Liberdade de reunião e de expressão é direito garantido na democracia. Mas passeatas e similares têm de ser comunicadas previamente às autoridades
EDITORIAL
O GLOBO
Atualizado:15/06/13 - 0h00
O "El País", jornal da Espanha, país que, em função da crise europeia, se encontra em estado permanente de manifestação, registra, ao noticiar os conflitos no Rio e em São Paulo, que o Brasil se desacostumou com esse tipo de expressão política. De fato, os choques nos centros das duas cidades marcam a volta de manifestações de ruas, depois de mais de uma década em que organizações estudantis e sindicatos se mantiveram em obsequioso silêncio diante do lulopetismo. Algumas dessas organizações, cooptadas pelos guichês estatais de distribuição generosa de dinheiro público, sempre em nome do "social". Sequer o mensalão, um histórico e estrondoso caso de corrupção no centro do poder, levou jovens a protestarem em público.
A nova geração nas ruas do Rio e São Paulo parece vir de uma mistura de grupos de extrema-esquerda — alguns à margem dos partidos representados no Congresso —, "rebeldes sem causa" da classe média, anarquistas e vândalos em geral, movidos a palavras de ordem e convocações disseminadas por meio das redes sociais, um fenômeno global. O motivo alegado, o aumento de poucas dezenas de centavos das tarifas de transporte urbano, parece secundário. É até mesmo bizarro que grupos alegadamente defensores da prioridade ao transporte coletivo depredem ônibus e estações de metrô. Pelo menos, o Rio já viveu um surto de violência de motivação fortuita, a Revolta da Vacina, no início do século XX, em que houve depredações e bondes virados nas ruas de paralelepípedos, devido à decisão do governo de vacinar todos contra a varíola, quisessem ou não.
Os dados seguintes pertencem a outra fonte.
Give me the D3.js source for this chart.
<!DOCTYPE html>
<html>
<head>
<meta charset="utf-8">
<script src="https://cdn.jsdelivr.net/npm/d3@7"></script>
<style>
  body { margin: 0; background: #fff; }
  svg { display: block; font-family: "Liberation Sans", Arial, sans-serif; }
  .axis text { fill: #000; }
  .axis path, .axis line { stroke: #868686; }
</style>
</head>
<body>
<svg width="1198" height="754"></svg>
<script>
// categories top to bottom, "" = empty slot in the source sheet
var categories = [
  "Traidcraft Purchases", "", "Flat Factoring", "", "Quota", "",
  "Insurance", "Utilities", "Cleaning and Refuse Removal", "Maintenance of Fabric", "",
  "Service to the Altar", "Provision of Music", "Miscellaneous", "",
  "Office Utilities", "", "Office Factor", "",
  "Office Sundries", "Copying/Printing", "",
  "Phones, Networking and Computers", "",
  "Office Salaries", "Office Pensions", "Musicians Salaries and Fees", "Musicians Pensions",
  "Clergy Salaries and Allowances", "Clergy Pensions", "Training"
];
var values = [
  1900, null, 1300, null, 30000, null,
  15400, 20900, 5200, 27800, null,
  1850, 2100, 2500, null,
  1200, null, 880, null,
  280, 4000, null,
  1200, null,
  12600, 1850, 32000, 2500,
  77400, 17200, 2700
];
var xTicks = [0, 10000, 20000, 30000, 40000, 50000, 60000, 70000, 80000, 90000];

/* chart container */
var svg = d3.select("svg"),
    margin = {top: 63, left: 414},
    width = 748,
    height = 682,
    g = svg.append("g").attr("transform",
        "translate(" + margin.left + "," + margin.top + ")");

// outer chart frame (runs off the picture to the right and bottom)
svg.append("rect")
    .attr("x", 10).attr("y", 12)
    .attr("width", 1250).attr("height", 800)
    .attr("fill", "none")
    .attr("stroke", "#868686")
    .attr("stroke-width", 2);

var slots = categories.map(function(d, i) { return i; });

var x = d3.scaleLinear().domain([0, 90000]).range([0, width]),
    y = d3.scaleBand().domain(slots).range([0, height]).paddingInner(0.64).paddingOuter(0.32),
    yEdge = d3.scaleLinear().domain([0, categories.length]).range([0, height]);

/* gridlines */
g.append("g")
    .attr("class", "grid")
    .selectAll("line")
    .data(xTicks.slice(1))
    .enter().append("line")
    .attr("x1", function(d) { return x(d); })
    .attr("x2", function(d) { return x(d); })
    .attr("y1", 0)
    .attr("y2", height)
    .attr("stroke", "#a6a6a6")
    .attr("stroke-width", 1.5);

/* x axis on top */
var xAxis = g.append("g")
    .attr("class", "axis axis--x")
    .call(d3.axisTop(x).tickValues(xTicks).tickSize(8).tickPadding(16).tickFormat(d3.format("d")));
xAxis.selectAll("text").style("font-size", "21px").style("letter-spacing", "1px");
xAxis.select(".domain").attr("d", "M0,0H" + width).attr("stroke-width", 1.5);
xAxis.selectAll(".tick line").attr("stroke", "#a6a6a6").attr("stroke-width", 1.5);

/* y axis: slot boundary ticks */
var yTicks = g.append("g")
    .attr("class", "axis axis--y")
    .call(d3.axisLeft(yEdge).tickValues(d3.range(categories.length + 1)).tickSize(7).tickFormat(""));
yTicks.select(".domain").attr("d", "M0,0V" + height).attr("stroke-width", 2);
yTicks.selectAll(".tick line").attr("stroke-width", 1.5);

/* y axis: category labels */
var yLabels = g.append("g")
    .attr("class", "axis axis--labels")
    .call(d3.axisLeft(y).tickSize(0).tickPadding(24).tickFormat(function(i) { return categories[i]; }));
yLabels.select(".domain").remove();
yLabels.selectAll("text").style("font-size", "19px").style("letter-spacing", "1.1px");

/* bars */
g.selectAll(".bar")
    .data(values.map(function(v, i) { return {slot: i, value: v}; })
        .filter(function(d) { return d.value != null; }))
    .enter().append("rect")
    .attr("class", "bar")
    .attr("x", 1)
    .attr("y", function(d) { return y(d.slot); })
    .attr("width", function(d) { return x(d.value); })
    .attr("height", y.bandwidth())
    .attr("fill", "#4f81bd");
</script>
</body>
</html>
É preciso entender melhor o que se passa, a começar pelo próprio poder público, que, até agora, principalmente em São Paulo, não tem conseguido manter vias importantes abertas ao direito constitucional de ir e vir. Gás lacrimogêneo, bombas de efeito moral, balas de borracha e cassetetes são usuais na repressão a surtos de violência pública em qualquer país do mundo, nos mais e nos menos democráticos. Mas todo este aparato bélico de pouco vale se não houver uma inteligência por trás, não for acompanhado de outros instrumentos de Estado para coibir depredações de bens públicos. Deter, fichar, processar e cobrar judicialmente indenização pelos danos são medidas-padrão a serem tomadas no caso. Bem como não deixar processos mofarem em prateleiras ou esquecidos em computador de delegacia.
Liberdade de reunião e de expressão consta das prerrogativas da democracia. Mas é preciso haver comunicação prévia de horários e trajetos de passeatas à polícia e autoridades de trânsito. Não houve tumulto no início da manifestação de quinta no Rio, na presença na PM — a violência ocorreria no final. Cabe também à Polícia Militar saber dosar a força. A de São Paulo não soube.
As batalhas campais ocorrem enquanto a inflação está em alta e o governo Dilma, em viés de baixa na popularidade. É leviano estabelecer correlações entre os fatos, mas a coincidência coloca mais um dado no cenário político.